URIs, of course, can also be used as URLs. URLs under the .sci TLD will be the perfect place for scientists to place web pages about themselves and their work. Here, too, it would be helpful to have some consistent structure. So I propose a basic hierarchy of directory names to contain some basic info about a scientist. For instance ScientistNameYear.sci/cv or ScientistNameYear.sci/bio, ScientistNameYear.sci/currentwwork, etcetera. I / we can work out a full structure later. Sure, scientists could follow any structure they want, but consistency makes them easily discoverable. Plus why reinvent the wheel? Everyone can just download and copy the standard template and away they go. And, there is no need for anyone to design their web page to look just like anyone else’s. All that is necessary is to embed the proper RDF tags on the proper pages for people and search engines to find. Everything else is gravy.

Just as any other domain name can be hosted on any server, these .sci domain names can be hosted anywhere the scientist chooses. They can be on the scientist’s university’s or company’s server or on a personally maintained server. The “site” can then be moved to any server in the world, as necessary, and the infrastructure will remain undisturbed. The question now arises as to who would host the domains for scientists who are no longer “with us,” either dead or retired. I expect  that certain famous scientists will have many institutions clamoring to host those domains, if only for the recognition. Therefore I propose a bidding process. Institutions would bid against each other for the privilege of hosting the sites of these famous scientists. However, rather than bidding money, they will offer to host the sites of less popular scientists. So, an institution that wants to host AlbertEinstein1879.sci may need to host the sites of tens of thousands of other dead scientists in exchange. Remember, it is not as if these “charity” sites will take up a lot of space or bandwidth, so it shouldn’t really be much of a problem.
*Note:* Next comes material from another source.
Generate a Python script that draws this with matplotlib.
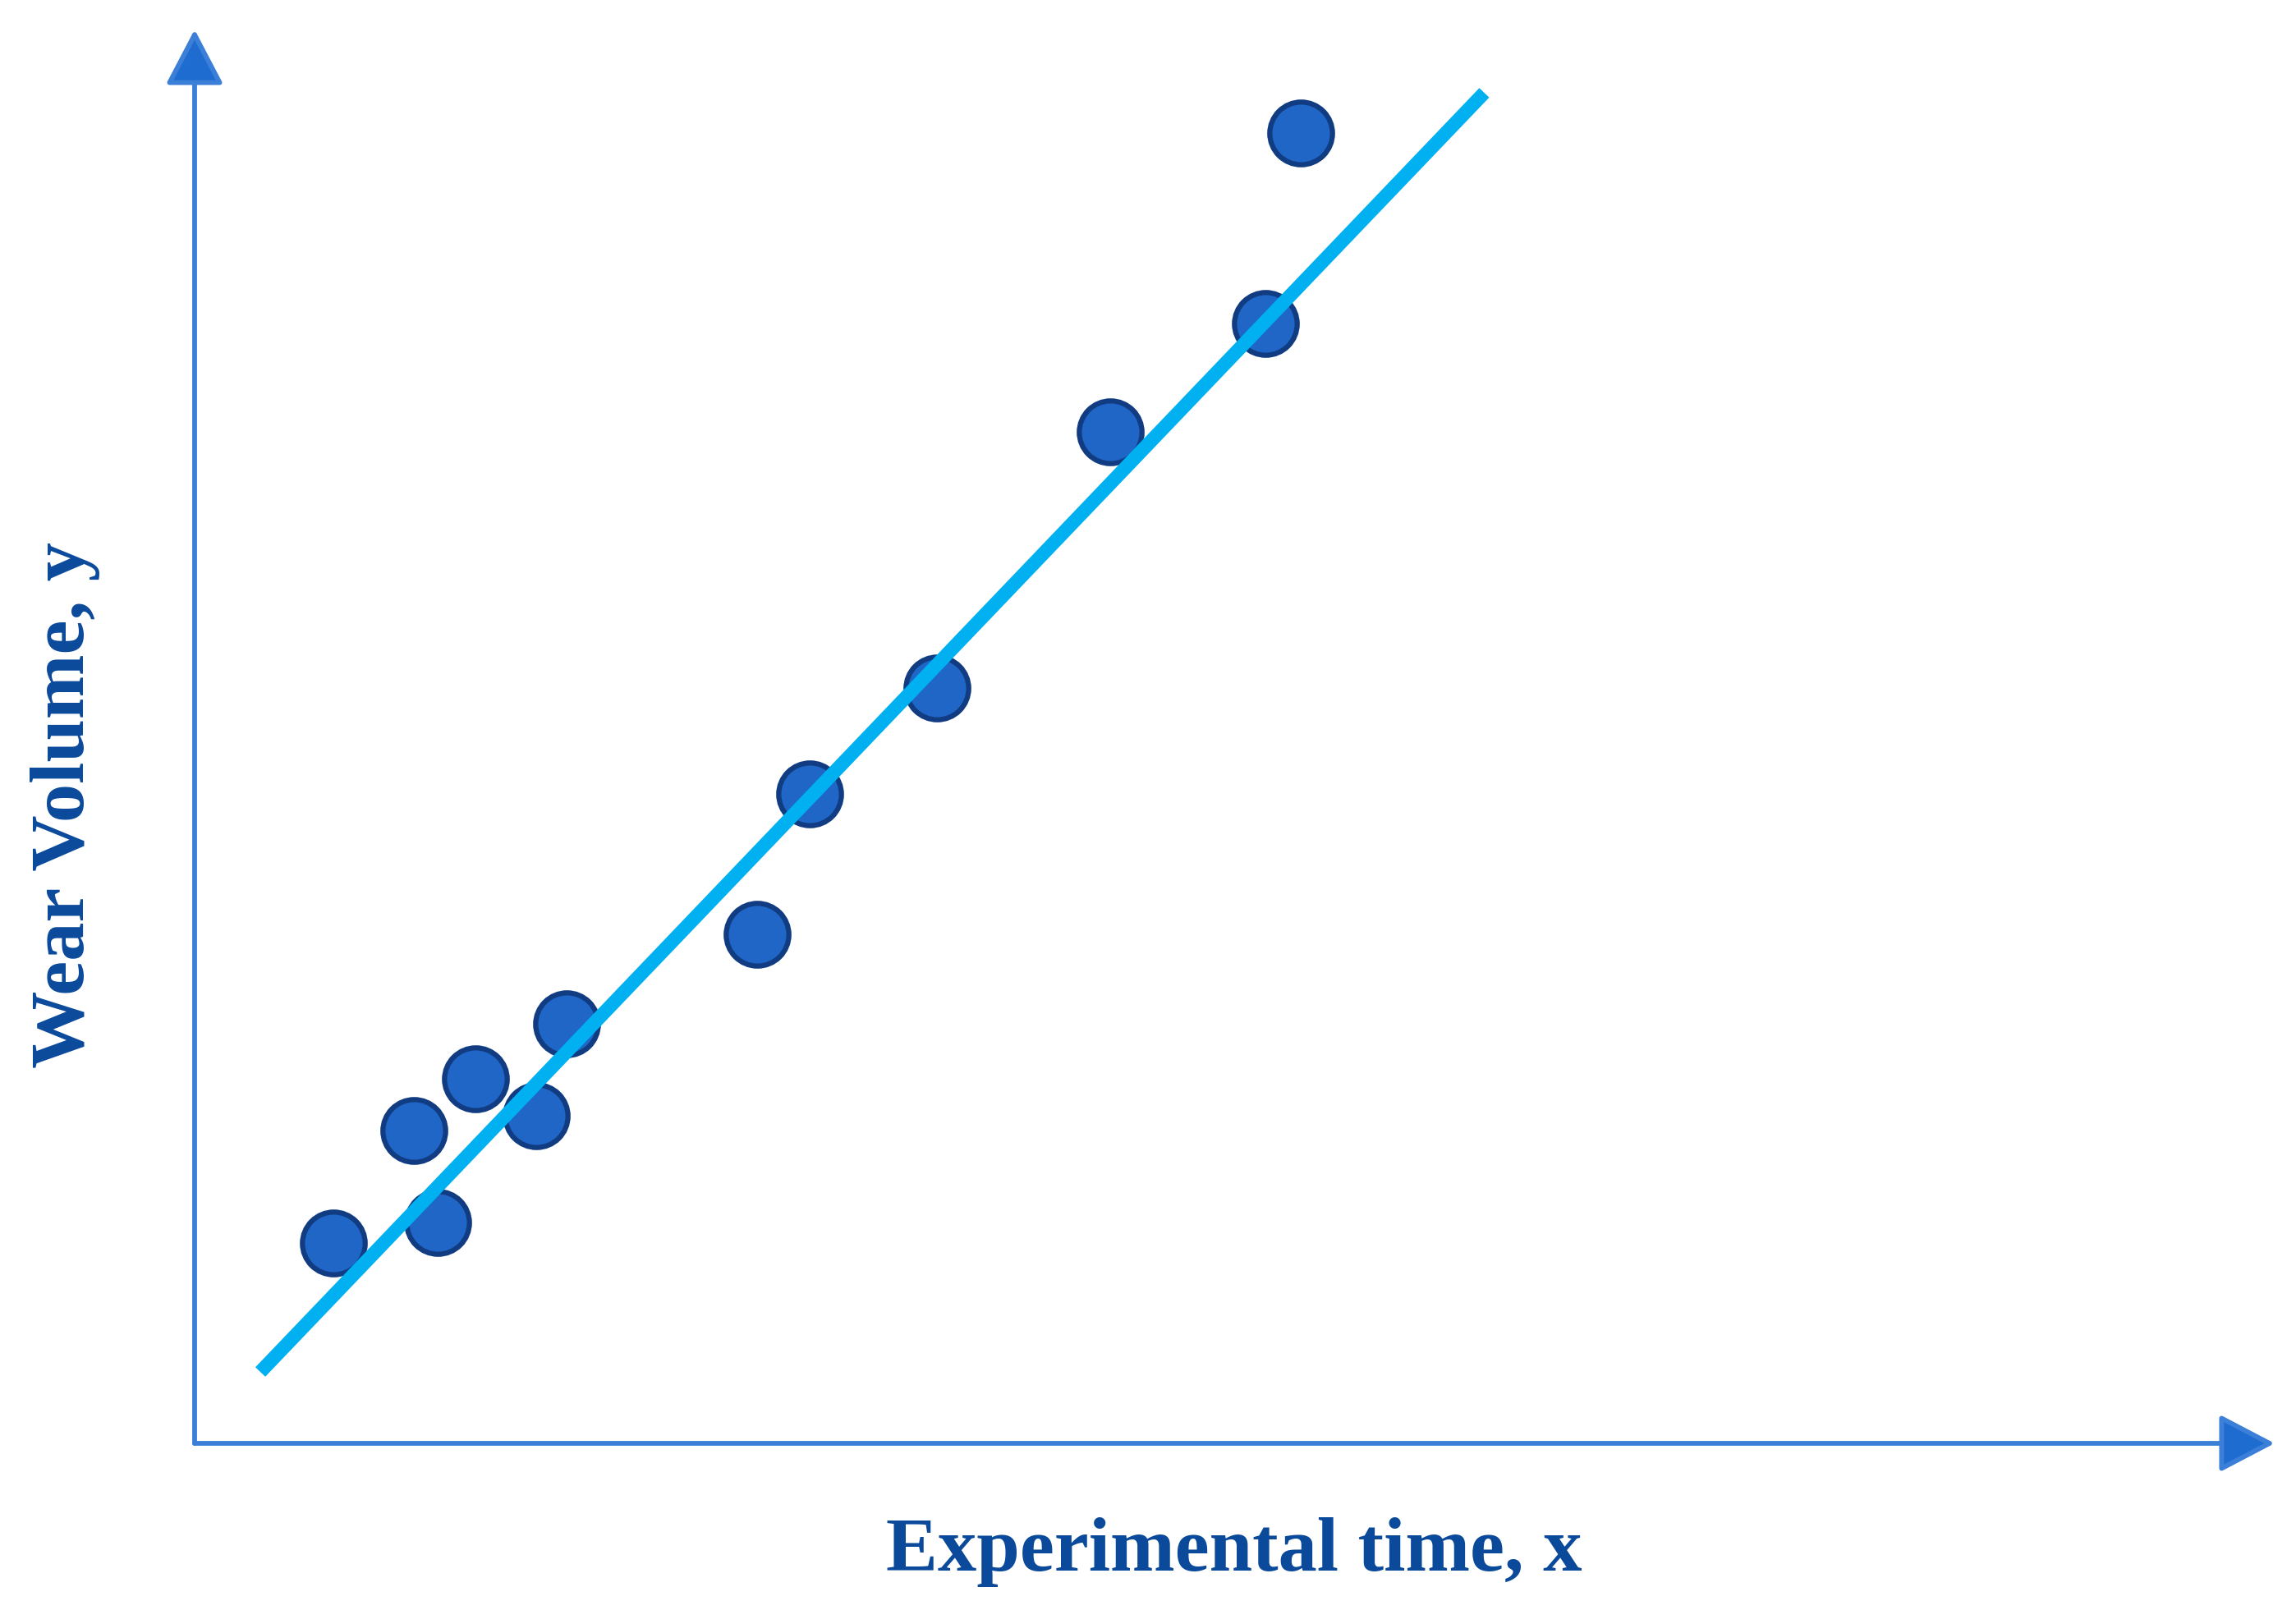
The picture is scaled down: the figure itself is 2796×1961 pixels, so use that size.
import matplotlib
matplotlib.use("Agg")
import matplotlib.pyplot as plt

# Data (arbitrary units)
time_x = [0.668, 1.056, 1.169, 1.352, 1.641, 1.789, 2.704, 2.957, 3.570, 4.401, 5.147, 5.316]
wear_y = [1.418, 2.215, 1.562, 2.577, 2.318, 2.970, 3.602, 4.596, 5.342, 7.154, 7.920, 9.267]
fit_x = [0.316, 6.200]
fit_y = [0.505, 9.553]

x_label = "Experimental time, x"
y_label = "Wear Volume, y"

W, H = 2796, 1961
fig = plt.figure(figsize=(W / 100, H / 100), dpi=100)
ax = fig.add_axes([237 / W, 1 - 1758 / H, (2770 - 237) / W, (1758 - 36) / H])
ax.set_xlim(0, 10)
ax.set_ylim(0, 10)
ax.axis("off")

axis_color = "#3b7fd8"
head_color = "#1f6cd0"
arrow_style = "-|>,head_length=4.2,head_width=2.2"
for end in [(1, 0), (0, 1)]:
    ax.annotate("", xy=end, xytext=(0, 0), xycoords="axes fraction",
                textcoords="axes fraction",
                arrowprops=dict(arrowstyle=arrow_style, mutation_scale=10,
                                lw=4.2, color=axis_color, fc=head_color,
                                shrinkA=0, shrinkB=0))

ax.plot(time_x, wear_y, linestyle="none", marker="o", ms=55, mew=4.5,
        mfc="#1f66c6", mec="#113c82", zorder=3, clip_on=False)
ax.plot(fit_x, fit_y, color="#00b0f0", lw=12, solid_capstyle="butt",
        zorder=4, clip_on=False)

font = dict(family="Liberation Serif", weight="bold", color="#0b4a9b", size=68)
fig.text(1503 / W, 1 - 1913 / H, x_label, ha="center", va="baseline", **font)
fig.text(80 / W, 1 - 981 / H, y_label, ha="center", va="center",
         rotation=90, **font)

fig.savefig("out.png", dpi=100, facecolor="white")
I understand that other, non-scientist, people may want to collaborate with scientists as well. However, I do not think it would be appropriate for just anyone to be allowed to register for a .sci domain name. Only individuals with a certain level of bona fides should be allowed to register. Whether that should include only those with PhDs or also allow others established in their fields, I cannot say. I will leave it up to the scientists to hash out the particulars of what qualifies as a real scientist within their particular fields. There is one thing I am adamant about here: Corporations are not people and, therefore, they cannot be scientists. Even though a corporation may own the intellectual property of the scientists who work for them, it is the individual scientists who have made the contributions, that is what we want to track, and so only the scientists should be able to get a .sci domain name.
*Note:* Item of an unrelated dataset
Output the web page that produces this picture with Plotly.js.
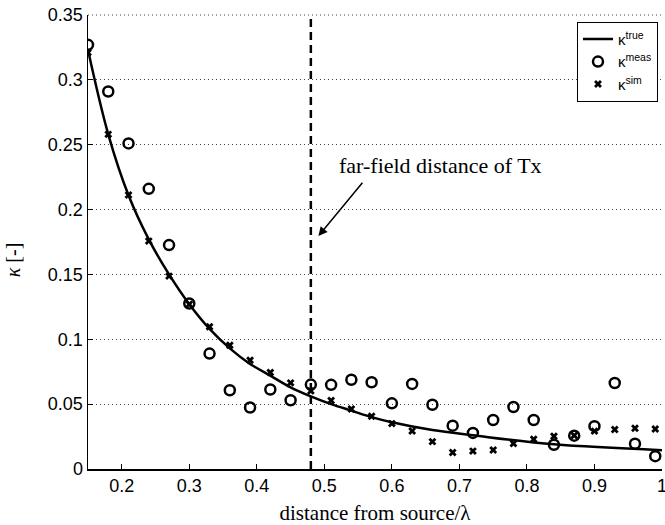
<!DOCTYPE html>
<html>
<head>
<meta charset="utf-8">
<script src="https://cdn.plot.ly/plotly-3.0.1.min.js"></script>
<style>html,body{margin:0;padding:0;background:#fff;}#chart{width:665px;height:525px;}</style>
</head>
<body>
<div id="chart"></div>
<script>
// distance from source / lambda for measured & simulated points
const distX = [0.15,0.18,0.21,0.24,0.27,0.30,0.33,0.36,0.39,0.42,0.45,0.48,0.51,0.54,0.57,0.60,0.63,0.66,0.69,0.72,0.75,0.78,0.81,0.84,0.87,0.90,0.93,0.96,0.99];
const kappaMeas = [0.327,0.291,0.251,0.216,0.1726,0.1276,0.089,0.0607,0.0474,0.0613,0.053,0.0651,0.0649,0.0688,0.0669,0.0506,0.0656,0.0495,0.0334,0.0278,0.0378,0.0478,0.0378,0.0187,0.0257,0.033,0.0663,0.0195,0.0099];
const kappaSim = [0.321,0.258,0.2112,0.1757,0.1487,0.127,0.1096,0.0954,0.0839,0.0744,0.0664,0.0602,0.0528,0.0463,0.0407,0.035,0.0293,0.0211,0.0127,0.0138,0.0146,0.0196,0.0229,0.0253,0.0258,0.0292,0.0304,0.0314,0.0308];
// true curve
const trueX = [0.15,0.18,0.21,0.24,0.27,0.30,0.33,0.36,0.39,0.42,0.45,0.48,0.51,0.54,0.57,0.60,0.66,0.72,0.84,1.00];
const trueY = [0.323,0.258,0.211,0.177,0.150,0.127,0.108,0.093,0.081,0.072,0.063,0.056,0.050,0.045,0.040,0.036,0.030,0.026,0.019,0.0145];
const farFieldX = 0.48;
const seriesNames = ['κ<sup>true</sup>','κ<sup>meas</sup>','κ<sup>sim</sup>'];
const xTicks = [0.2,0.3,0.4,0.5,0.6,0.7,0.8,0.9,1];
const yTicks = [0,0.05,0.1,0.15,0.2,0.25,0.3,0.35];
const annText = 'far-field distance of Tx';
const xTitle = 'distance from source/λ';
const yTitle = '<i>κ</i> [-]';

const sans = 'Liberation Sans, Arial, sans-serif';
const serif = 'Liberation Serif, Times New Roman, serif';

const traces = [
  {x: trueX, y: trueY, mode: 'lines', name: seriesNames[0],
   line: {color: '#000', width: 2.5, shape: 'spline', smoothing: 1}},
  {x: distX, y: kappaMeas, mode: 'markers', name: seriesNames[1],
   marker: {symbol: 'circle-open', size: 10, color: '#000', line: {width: 2.5, color: '#000'}}},
  {x: distX, y: kappaSim, mode: 'markers', name: seriesNames[2],
   marker: {symbol: 'x', size: 7, color: '#000'}}
];

const layout = {
  width: 665, height: 525,
  margin: {l: 88, r: 3, t: 15, b: 56},
  paper_bgcolor: '#fff', plot_bgcolor: '#fff',
  showlegend: true,
  legend: {x: 0.993, y: 0.985, xanchor: 'right', yanchor: 'top',
    bordercolor: '#000', borderwidth: 1, bgcolor: '#fff',
    font: {family: sans, size: 15, color: '#000'}, tracegroupgap: 0, itemwidth: 30},
  xaxis: {range: [0.15, 1], tickvals: xTicks, ticktext: xTicks.map(String),
    showline: true, linecolor: '#000', linewidth: 1.5, ticks: 'inside', ticklen: 5,
    tickcolor: '#000', showgrid: false, zeroline: false, ticklabeloverflow: 'allow',
    tickfont: {family: sans, size: 18, color: '#000'},
    title: {text: xTitle, font: {family: serif, size: 21, color: '#000'}, standoff: 10}},
  yaxis: {range: [0, 0.35], tickvals: yTicks, ticktext: yTicks.map(String),
    showline: true, linecolor: '#000', linewidth: 1.5, ticks: 'inside', ticklen: 5,
    tickcolor: '#000', showgrid: true, gridcolor: '#444', gridwidth: 1, griddash: '1px,3px',
    zeroline: false,
    tickfont: {family: sans, size: 18, color: '#000'}},
  shapes: [
    {type: 'line', xref: 'paper', yref: 'paper', x0: 0, x1: 1, y0: 1, y1: 1, layer: 'below',
     line: {color: '#444', width: 1, dash: '1px,3px'}},
    {type: 'line', xref: 'x', yref: 'paper', x0: farFieldX, x1: farFieldX, y0: 0, y1: 1,
     line: {color: '#000', width: 2.5, dash: '8px,5px'}}
  ],
  annotations: [
    {xref: 'x', yref: 'y', x: 0.4912, y: 0.1796, ax: 47, ay: -57, text: ' ',
     showarrow: true, arrowhead: 2, arrowsize: 1.2, arrowwidth: 1.5, arrowcolor: '#000'},
    {xref: 'x', yref: 'y', x: 0.519, y: 0.2343, xanchor: 'left', yanchor: 'middle',
     text: annText, showarrow: false, font: {family: serif, size: 22, color: '#000'}},
    {xref: 'paper', yref: 'paper', x: -0.1305, y: 0.46, xanchor: 'center', yanchor: 'middle',
     text: yTitle, textangle: -90, showarrow: false, font: {family: serif, size: 20, color: '#000'}}
  ]
};

Plotly.newPlot('chart', traces, layout, {displayModeBar: false, staticPlot: true});
</script>
</body>
</html>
I understand that this new top-level-domain, with its special considerations, would require both an act of congress as well as international treaties. However, the potential value gained from it would make it worth the trouble. Some may argue that the cost of maintaining such a long list of domain names would be too expensive. Seriously?! Just keeping a domain name in a list on a few servers would cost too much? The importance of the advancement of science is enshrined in our constitution. The USPTO and Library of Congress cost billions per year. A little bit of bandwidth on a few servers spread out throughout the world would amount to less than a Higgs Boson within an atom in a molecule in a drop in that bucket. Besides, the revenues from the exponentially growing ranks  of new scientists registering for their domains will easily pay for the exponentially shrinking costs of maintaining the lists of all the previous scientists.
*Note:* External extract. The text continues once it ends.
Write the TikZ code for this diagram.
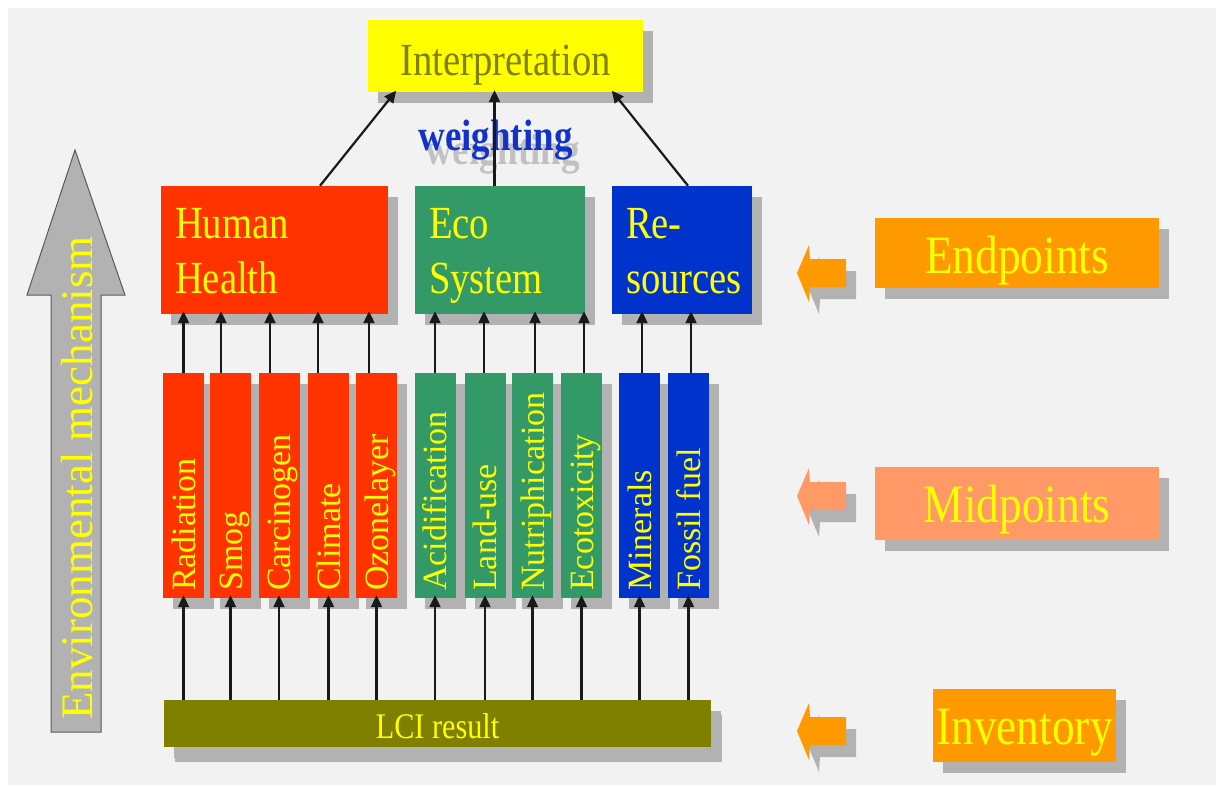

Now, the entire dSRCI system is not utterly dependent upon the approval of this new top-level-domain. Though it would certainly make things much easier. Scientists could register domains under the .name TLD. Or simply choose any domain name they, personally, control. The problem with this is the impermanent nature of these registrations. If the registrants or their heirs do not keep up the yearly payments, then the domain name is up for grabs by anyone who wants to capitalize on the scientists’ good names. Perhaps some registrars could be persuaded to offer perpetual registrations for a large enough up-front fee. Unfortunately, without an adequate legal contract, I would still be suspicious as to the actual longevity of said domain name registration. This is an issue for another blog post, but perhaps we could get some lawyers to  figure out the proper language to ensure that a registrar – and any entity that ever receives their assets – will be required to maintain said contracted registrations for perpetuity. Perhaps something similar to liens on property. Heck, if corporations can be people, and simple, obvious ideas can be inviolable property, then domain names can be property to be protected in perpetuity too by gum it!

Another alternative to the new .sci TLD would be for scientists to simply start using these scientistname.sci URIs in their citations and in the metadata on their web sites. The DNS system would not resolve these URIs to actual URLs until the .sci TLD was approved, but search engines would still be able to index the citations. If it turns out there are legal issues with using the .sci suffix in these temporarily imaginary URIs, then it would also be possible to use dSRCI.net/scientistname.sci instead. If “dSRCI” were trademarked then the dSRCI organization would be able to deal with abusers within the regular legal system. I would recommend against the dSRCI organization hosting any web pages pointed to by these URIs, however. I would not want any one organization to have that much control or to become a potential choke-hold for oppressive governments to use for censorship. In this context, I believe a search engine based “replacement” for DNS may be more robust and more resilient to change than the current DNS system. But that is yet another topic for yet another separate post.

Yet another alternative, though my least favorite, would be for scientists to take the string which would be used as their domain name under this system and start using it as the parent folder for their professional web site. For instance: If the university where they work provides them with a folder such as www.university.edu/people/~userName/ then the scientist could create a folder called www.university.edu/people/~userName/scientistNameYear.sci/ and place all their content under there. The file www.university.edu/people/~userName/index.html would simply redirect to www.university.edu/people/~userName/scientistNameYear.sci/index.html . This way, the scientist could move that folder anywhere he or she wanted and search engines would still be able to find it when people search on the “scientistNameYear.sci” string.

So, I guess all I need to do now is form a non-profit to lobby for a new law creating the perpetual .sci TLD as well as the treaties necessary to make it international. Anyone want to help with that?

In my next post I will discuss the data standards and citation format necessary to bring all this data to the surface for ease of analysis.

  1. I have since figured out that I don't necessarily need to create a new TLD. Instead, I could register a URI-Scheme with the W3C and then do what I want under there. I will look further into this possibility.